И тогда Иисус попросил: пусть она сходит за мужем своим, пусть вернутся к студенцу вместе. А она смутилась и сказала, что нет у неё мужа.

«Правду сказала ты, что мужа не имеешь, — похвалил женщину Иисус, — потому что пять было у тебя мужей, а тот, которого ныне имеешь, он тебе не муж».

Поражённая самаритянка воскликнула: «Господи! вижу, ты есть пророк!»

Они ещё говорили — о несходстве в обычаях веры между иудеями и самаритянами, пока она не призналась:

«Слышала, что Мессия придёт, глаголемый Христос; и когда придёт, возвестит нам всё». Тогда Иисус тоже признался ей: «Я и есть, говорящий с тобою».

Тут как раз возвратились ученики. Велико было их молчаливое удивление при виде Учителя, беседующего с чужестранкой. Она же, будто опомнившись, поспешила уйти, и от волнения даже забыла у источника свой водонос. А в городе подняла всех на ноги рассказом о незнакомце-пророке, знающем всю её жизнь. Толпа тотчас повалила к колодцу, самаритяне умоляли Христа пожить у них, и многие восклицали, обращаясь к женщине, что не только по её словам уверовали, ибо и сами теперь знают: «Сей есть воистину Спаситель миру, Христос!»

…Вот чем расположил Константин своего гостя. Он возвращал его в родную Самарию, к той позабытой, думалось, уже навсегда родне, которая вдруг испила живой воды. И когда ромей почтительно попросил оставить ему на время книги, которые самаритянин принёс с собой, — для более внимательного знакомства с ними, — стал ли тот перечить? Так в руках Философа оказалось поистине редкостное для книголюба сокровище — самаритянское Писание, оно же Пятикнижие Моисеево, древнейшая часть Библии. Всё, что было сверх этого канона, как он знал, староверы из палестинской Самарии за своё и за истинное не признают.

Для него тем самым приоткрывалась возможность мысленно перенестись во времена, когда у первенцев единобожия ещё не было раздоров из-за неправильно толкуемых букв и смыслов. И потому, в обход мерного распорядка жизни в гостях, ему захотелось сейчас же уединиться и, накрепко затворясь, испросить в горячей молитве помощь и вразумление, чтобы стихи книги Бытия, почти наизусть знакомые по греческой Библии, явились и для него в своём первородном шёпоте и шелесте.

Нет, он вовсе не был — как бы теперь кому-то захотелось его назвать — полиглотом.
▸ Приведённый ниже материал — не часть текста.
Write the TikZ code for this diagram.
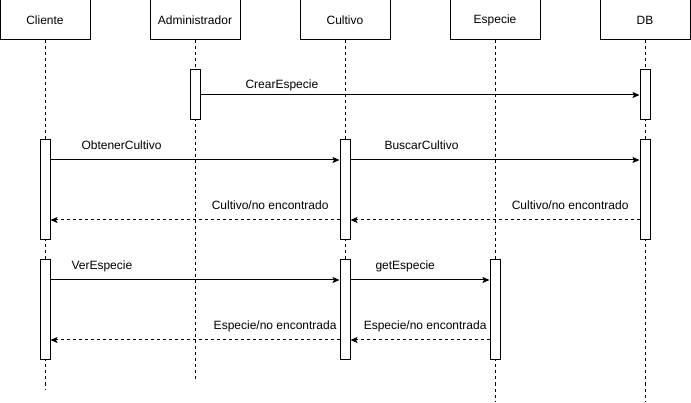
\documentclass[tikz,border=0pt]{standalone}
\usepackage{fontspec}
\setmainfont{Liberation Sans}
\usetikzlibrary{arrows.meta}

\begin{document}
\begin{tikzpicture}[
  x=1pt, y=-1pt, line width=1pt,
  head/.style={rectangle, draw, minimum width=90pt, minimum height=40pt, inner sep=0pt, font=\fontsize{12}{14}\selectfont},
  act/.style={rectangle, draw, fill=white, minimum width=10pt, inner sep=0pt},
  life/.style={dash pattern=on 3pt off 3pt},
  msg/.style={-{Stealth[length=7pt, width=6pt, inset=1.5pt]}},
  ret/.style={msg, dash pattern=on 3pt off 3pt},
  lbl/.style={inner sep=0pt, font=\fontsize{12}{14}\selectfont}
]
\useasboundingbox (0,0) rectangle (691,403);

% lifeline heads
\node[head] (cli) at (45,20) {Cliente};
\node[head] (adm) at (195,20) {Administrador};
\node[head] (cul) at (345,20) {Cultivo};
\node[head] (esp) at (495,20) {Especie};
\node[head] (db) at (645,20) {DB};

\coordinate (cliend) at (45,390);
\coordinate (admend) at (195,380);
\coordinate (culend) at (345,360);
\coordinate (espend) at (495,401);
\coordinate (dbend) at (645,401);

\draw[life] (cli) -- (cliend);
\draw[life] (adm) -- (admend);
\draw[life] (cul) -- (culend);
\draw[life] (esp) -- (espend);
\draw[life] (db) -- (dbend);

% activations
\node[act, minimum height=50pt] (adm1) at (195,95) {};
\node[act, minimum height=50pt] (db1) at (645,95) {};
\node[act, minimum height=100pt] (cli1) at (45,190) {};
\node[act, minimum height=100pt] (cul1) at (345,190) {};
\node[act, minimum height=100pt] (db2) at (645,190) {};
\node[act, minimum height=100pt] (cli2) at (45,310) {};
\node[act, minimum height=100pt] (cul2) at (345,310) {};
\node[act, minimum height=100pt] (esp1) at (495,310) {};

% messages
\draw[msg] (adm1.east) -- (db1.west);
\draw[msg] (cli1.east |- 0,160) -- (cul1.west |- 0,160);
\draw[msg] (cul1.east |- 0,160) -- (db2.west |- 0,160);
\draw[ret] (db2.west |- 0,220) -- (cul1.east |- 0,220);
\draw[ret] (cul1.west |- 0,220) -- (cli1.east |- 0,220);
\draw[msg] (cli2.east |- 0,280) -- (cul2.west |- 0,280);
\draw[msg] (cul2.east |- 0,280) -- (esp1.west |- 0,280);
\draw[ret] (esp1.west |- 0,340) -- (cul2.east |- 0,340);
\draw[ret] (cul2.west |- 0,340) -- (cli2.east |- 0,340);

% labels
\node[lbl, anchor=base west] (l1) at (245,89) {CrearEspecie};
\node[lbl, anchor=base west] (l2) at (81,150) {ObtenerCultivo};
\node[lbl, anchor=base west] (l3) at (384,150) {BuscarCultivo};
\node[lbl, anchor=base east] (l4) at (629,210) {Cultivo/no encontrado};
\node[lbl, anchor=base east] (l5) at (329,210) {Cultivo/no encontrado};
\node[lbl, anchor=base west] (l6) at (71,270) {VerEspecie};
\node[lbl, anchor=base west] (l7) at (375,270) {getEspecie};
\node[lbl, anchor=base east] (l8) at (487,330) {Especie/no encontrada};
\node[lbl, anchor=base east] (l9) at (337,330) {Especie/no encontrada};
\end{tikzpicture}
\end{document}
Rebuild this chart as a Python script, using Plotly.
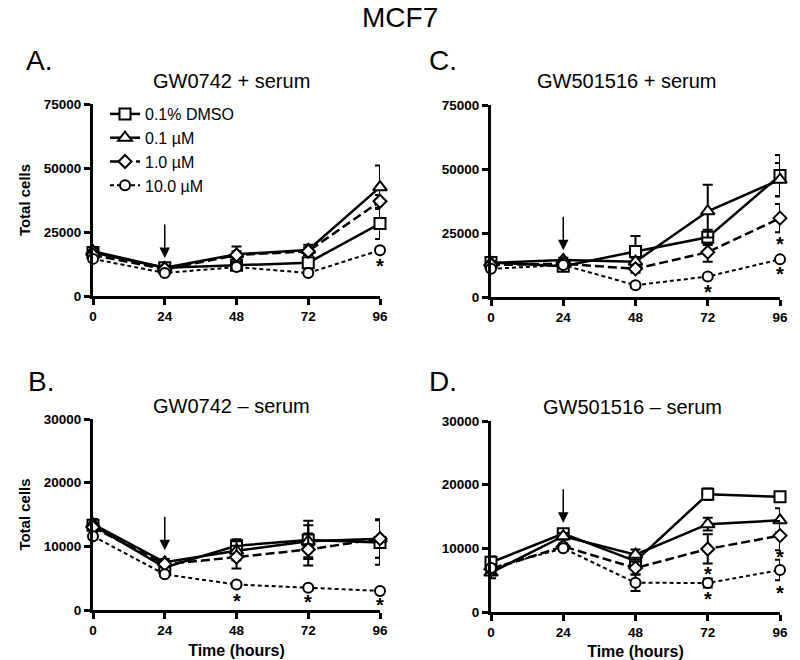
"""
MCF7 : nombre total de cellules en fonction du temps, pour GW0742 et
GW501516, avec et sans sérum. Quatre panneaux (A-D) façon GraphPad.
"""

import plotly.graph_objects as go
from plotly.subplots import make_subplots

W, H = 800, 660
FONT = "Arial, Liberation Sans, sans-serif"

# ─────────────────────────────────────────────────────────────────
# Données : moyenne et erreur, une ligne par dose
# ─────────────────────────────────────────────────────────────────
hours = [0, 24, 48, 72, 96]
doses = ["0.1% DMSO", "0.1 µM", "1.0 µM", "10.0 µM"]

# A. GW0742 + serum
a_mean = [
    [17000, 11000, 12000, 13000, 28300],
    [17500, 11000, 16300, 18000, 42500],
    [16000, 10500, 16000, 17500, 37000],
    [14500, 9000, 11300, 9000, 17900],
]
a_err = [
    [1500, 1000, 1000, 1500, 6000],
    [1000, 800, 3000, 2000, 8500],
    [1000, 800, 1500, 1500, 2500],
    [800, 500, 800, 500, 1000],
]
a_stars = [(96, 13300)]

# C. GW501516 + serum
c_mean = [
    [13500, 12000, 17800, 23300, 47500],
    [13300, 14500, 13800, 33500, 45800],
    [12500, 13000, 11000, 17500, 30800],
    [11000, 12500, 4600, 8000, 14700],
]
c_err = [
    [1000, 800, 6000, 3000, 8000],
    [800, 800, 1500, 10300, 6500],
    [800, 800, 1500, 3700, 5500],
    [800, 600, 1000, 800, 800],
]
c_stars = [(72, 3500), (96, 22300), (96, 10500)]

# B. GW0742 – serum
b_mean = [
    [13300, 6700, 10100, 11000, 10600],
    [13500, 7500, 9300, 10800, 11200],
    [13000, 7200, 8300, 9500, 11200],
    [11600, 5600, 4000, 3500, 3000],
]
b_err = [
    [800, 500, 1000, 3000, 3500],
    [800, 500, 1500, 2500, 3000],
    [700, 500, 1800, 2500, 3000],
    [500, 300, 300, 300, 300],
]
b_stars = [(48, 2000), (72, 1900), (96, 1400)]

# D. GW501516 – serum
d_mean = [
    [7800, 12300, 8000, 18500, 18100],
    [6200, 11900, 9000, 13800, 14400],
    [6700, 10300, 6900, 9900, 12000],
    [6900, 10000, 4600, 4550, 6600],
]
d_err = [
    [900, 500, 800, 900, 400],
    [900, 500, 800, 1000, 1900],
    [800, 500, 1000, 2300, 2300],
    [600, 400, 1300, 700, 1600],
]
d_stars = [(72, 6600), (72, 2700), (96, 9300), (96, 3600)]

# Pointe de la flèche (ajout du traitement à 24 h), en unités de l'axe y
arrow_tips = [14800, 18300, 9400, 14000]


# ─────────────────────────────────────────────────────────────────
# Mise en page
# ─────────────────────────────────────────────────────────────────
def px_x(px):
    return px / W


def px_y(py):
    return 1 - py / H


# (ligne, colonne, titre, lettre, domaine x en px, domaine y en px, ymax,
#  données, position du titre, position de la lettre)
panels = [
    (1, 1, "GW0742 + serum", "A.", (93, 380), (296, 104), 75000,
     a_mean, a_err, a_stars, (232, 81), (24, 60)),
    (1, 2, "GW501516 + serum", "C.", (491, 780), (297, 105), 75000,
     c_mean, c_err, c_stars, (627, 81), (427, 60)),
    (2, 1, "GW0742 – serum", "B.", (93, 380), (610, 419), 30000,
     b_mean, b_err, b_stars, (231, 406), (26, 381)),
    (2, 2, "GW501516 – serum", "D.", (491, 780), (612, 421), 30000,
     d_mean, d_err, d_stars, (632, 407), (427, 381)),
]

# style des séries : symbole, tirets, épaisseur, taille
styles = [
    ("square", "solid", 2.5, 11),
    ("triangle-up", "solid", 2.5, 12),
    ("diamond", "9px,4px", 2.5, 10),
    ("circle", "4px,3px", 2, 10),
]

fig = make_subplots(rows=2, cols=2)

annotations = []
for k, (row, col, title, letter, xd, yd, ymax, means, errs, stars,
        tpos, lpos) in enumerate(panels):
    for i, dose in enumerate(doses):
        symbol, dash, lw, size = styles[i]
        fig.add_trace(
            go.Scatter(
                x=hours, y=means[i],
                mode="lines+markers",
                name=dose,
                showlegend=(k == 0),
                cliponaxis=False,
                line=dict(color="black", width=lw, dash=dash),
                marker=dict(symbol=symbol, size=size, color="white",
                            line=dict(color="black", width=2)),
                error_y=dict(type="data", array=errs[i], visible=True,
                             color="black", thickness=2, width=5),
            ),
            row=row, col=col,
        )

    step = ymax // 3
    fig.update_xaxes(
        domain=[px_x(xd[0]), px_x(xd[1])], range=[0, 96],
        tickvals=hours, row=row, col=col,
    )
    fig.update_yaxes(
        domain=[px_y(yd[0]), px_y(yd[1])], range=[0, ymax],
        tickvals=[0, step, 2 * step, 3 * step], tickformat="d",
        row=row, col=col,
    )

    xref = "x" if k == 0 else f"x{k + 1}"
    yref = "y" if k == 0 else f"y{k + 1}"

    # astérisques de significativité
    for sx, sy in stars:
        annotations.append(dict(
            x=sx, y=sy, xref=xref, yref=yref, text="*", showarrow=False,
            font=dict(family=FONT, size=20, color="black", weight="bold"),
            xanchor="center", yanchor="middle", yshift=-4,
        ))

    # flèche à 24 h
    annotations.append(dict(
        x=24, y=arrow_tips[k], xref=xref, yref=yref, text="",
        showarrow=True, ax=0, ay=-35, arrowhead=2, arrowsize=1.4,
        arrowwidth=1.5, arrowcolor="black",
    ))

    # titre du panneau et lettre
    annotations.append(dict(
        x=px_x(tpos[0]), y=px_y(tpos[1]), xref="paper", yref="paper",
        text=title, showarrow=False, xanchor="center", yanchor="middle",
        font=dict(family=FONT, size=20, color="black"),
    ))
    annotations.append(dict(
        x=px_x(lpos[0]), y=px_y(lpos[1]), xref="paper", yref="paper",
        text=letter, showarrow=False, xanchor="left", yanchor="middle",
        font=dict(family=FONT, size=28, color="black"),
    ))

# titre général
annotations.append(dict(
    x=0.5, y=px_y(18), xref="paper", yref="paper", text="MCF7",
    showarrow=False, xanchor="center", yanchor="middle",
    font=dict(family=FONT, size=28, color="black"),
))

axis_style = dict(
    showgrid=False, zeroline=False, showline=True, linewidth=3,
    linecolor="black", ticks="outside", ticklen=6, tickwidth=2.5,
    tickcolor="black", automargin=False,
    tickfont=dict(family=FONT, size=13.5, color="black", weight="bold"),
)
fig.update_xaxes(**axis_style)
fig.update_yaxes(**axis_style)

title_font = dict(family=FONT, size=15, color="black", weight="bold")
fig.update_yaxes(title=dict(text="Total cells", font=title_font, standoff=10),
                 row=1, col=1)
fig.update_yaxes(title=dict(text="Total cells", font=title_font, standoff=10),
                 row=2, col=1)
time_font = dict(family=FONT, size=16, color="black", weight="bold")
fig.update_xaxes(title=dict(text="Time (hours)", font=time_font, standoff=8),
                 row=2, col=1)
fig.update_xaxes(title=dict(text="Time (hours)", font=time_font, standoff=8),
                 row=2, col=2)

fig.update_layout(
    width=W, height=H,
    margin=dict(l=0, r=0, t=0, b=0, autoexpand=False),
    paper_bgcolor="white", plot_bgcolor="white",
    font=dict(family=FONT, color="black"),
    annotations=annotations,
    legend=dict(
        x=px_x(105), y=px_y(97), xanchor="left", yanchor="top",
        font=dict(family=FONT, size=16, color="black"),
        bgcolor="rgba(0,0,0,0)", borderwidth=0,
        tracegroupgap=0,
    ),
)

# la page HTML par défaut a une marge de 8 px autour du graphique
fig.write_html(
    "out.html",
    config={"displayModeBar": False},
    post_script="document.body.style.margin='0px';"
                "document.body.style.overflow='hidden';",
)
Его не обуревала жадность к звучащей плоти любой и всякой непонятной речи. Тщеславие всезнайки, спешащего ради рукоплесканий поглощать новые и новые языки, добавлять их в хрупкую копилку, что так беззащитно качается на шейных позвонках, он посчитал бы суетным и даже крайне опасным — и для копилки, и для позвонков. В своём отношении к неизвестным языкам он старался равняться на иной пример — на смирение апостолов Христовых. Они ведь не учились в школах ни греческому, ни латыни, но однажды — за истовость своей веры — были чудесно утешены и поощрены сошествием на них дара речи и понимания неизвестных доныне языков. И люди из этих языков, что присутствовали при событии, искренне восхитились: откуда им такие дары?! Только свыше! Потому что по человеческому хотению такое невозможно.

А с самаритянином не подобное ли произошло? Когда он через время пришёл к Константину и услышал, что тот читает по его книгам «без порока», то, изумясь, «возопи великым гласом и рече: воистину, иже во Христа веруют, вскоре Дух Святий приемлют и благодать».